The best definition for independence I can give you, without sweating measure theory all that much, is this:
Two random variables $X$ and $Y$ (which share the same probability space, but we don't assume have the same codomain) are independent if the following holds:
For any event $A$ for $X$ and any event $B$ for $Y$, we have
$$
P(X\in A,\ Y\in B)=P(X\in A)\cdot P(Y\in B).
$$
If you want to start talking about probability densities and things of that nature for the case when you have two random vectors of different dimensions, you're going to need some more serious theory; such things can be defined fairly easily in terms of measure theory, but not as easily otherwise.
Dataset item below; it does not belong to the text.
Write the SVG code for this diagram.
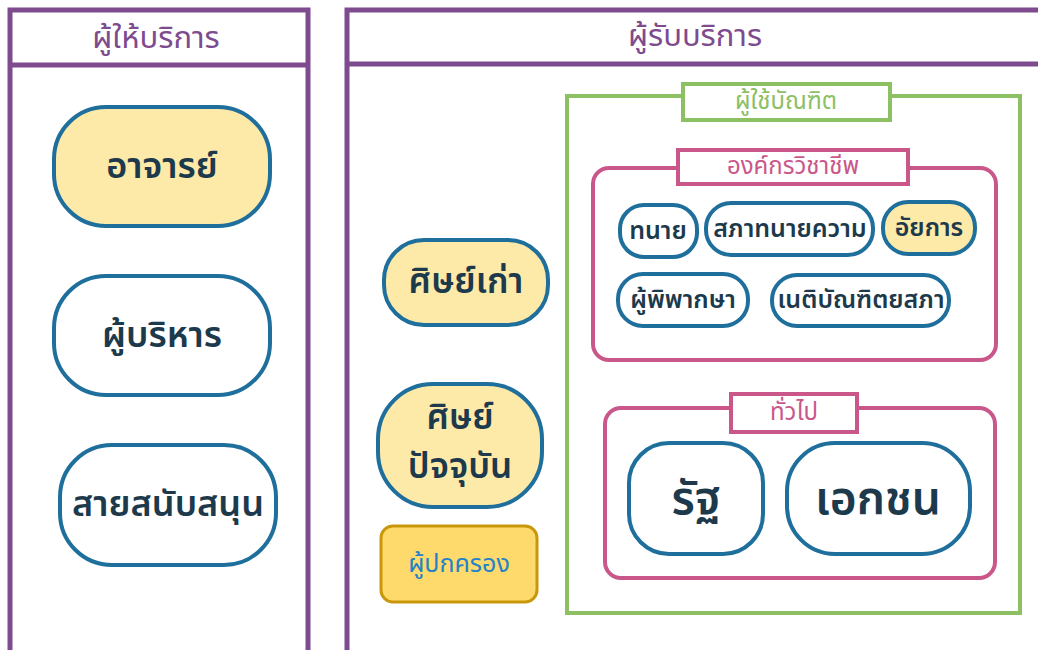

Of course, if you have an $n$-long vector and a $k$-long vector, you can think of their joint distribution as being an $(n+k)$-long vector; in this case, assuming you are talking about continuous distributions, you could probably think of it as the condition that
$$
f_{\vec{x},\vec{y}}(x_1,\ldots,x_n,y_1,\ldots,y_k)=f_{\vec {x}}(x_1,\ldots,x_n)\cdot f_{\vec{y}}(y_1,\ldots,y_k),
$$
where $f_{\vec{x},\vec{y}}$ is the joint density function and $f_{\vec{x}}$ and $f_{\vec{y}}$ are their respective marginal densities.
Actually, your second statement is false. This would only be true if $X,Y$ are jointly normal, which you do not assume. And if you're assuming joint normality then uncorrelated=independent.
Best Answer
It is not true in general: Consider, as a counterexample in $\Bbb{R}^2$, $x_i$ each chosen as a uniform variate on $(0,1)$ and $y_i$ formed using two further uniform variates $u_i$ by $$ \begin{array}{c} y_1 = (x_1 - x_2)_{\mod 1}+u_1 \\ y_2 = (x_1 + x_2)_{\mod 1}+u_2 \\ \end{array} $$ Then knowledge of either $x_i$ alone does not affect the distribution of either $y_i$, but knowledge of the whole vector $\vec{x}$ heavily affects the distribution of the $\vec{y}$; and knowledge of $\vec{y}$ does not effect the distribution of (say) $x_1$ unless you also know something about the value of $x_2$. So every pair of components are independent, but the two vectors are not.
(Obviously, the other direction does hold: If the vectors are independent, then pairs of one variate from each must be independent.)
If $X$ and $Y$ are jointly normal distributed, then pairwise independence does imply cector independence.
The second statement is the trickiest. If $X$ and $Y$ are both normally distributed, you can try for have a similar counterexample: This time, let $x_i$ each be chosen as a unit normal and take $$ \begin{array}{c} y_1 = N[(x_1 - x_2)_{\mod 1}]\\ y_2 = N[(x_1 - x_2)_{\mod 1}] \end{array} $$ where $N[\mu]$ stands for a normal distribution about mean $\mu$ and unit variance. But here, because you do have some knowledge that $x_2$ is likely near zero, knowledge of either $y_i$ does affect the distribution of $x_1$.
The counterexample can be found, however, by replacing $(x_1 - x_2)_{\mod 1}$ with something like $$ \left( e^{(x_1-x_2)^2/2} \right)_{\mod 1} $$ (and similarly for $(x_1 + x_2)_{\mod 1}$) so that the lack of knowledge of the exact value of $x_2$ again washes out any information obtained from knoing $y_1$.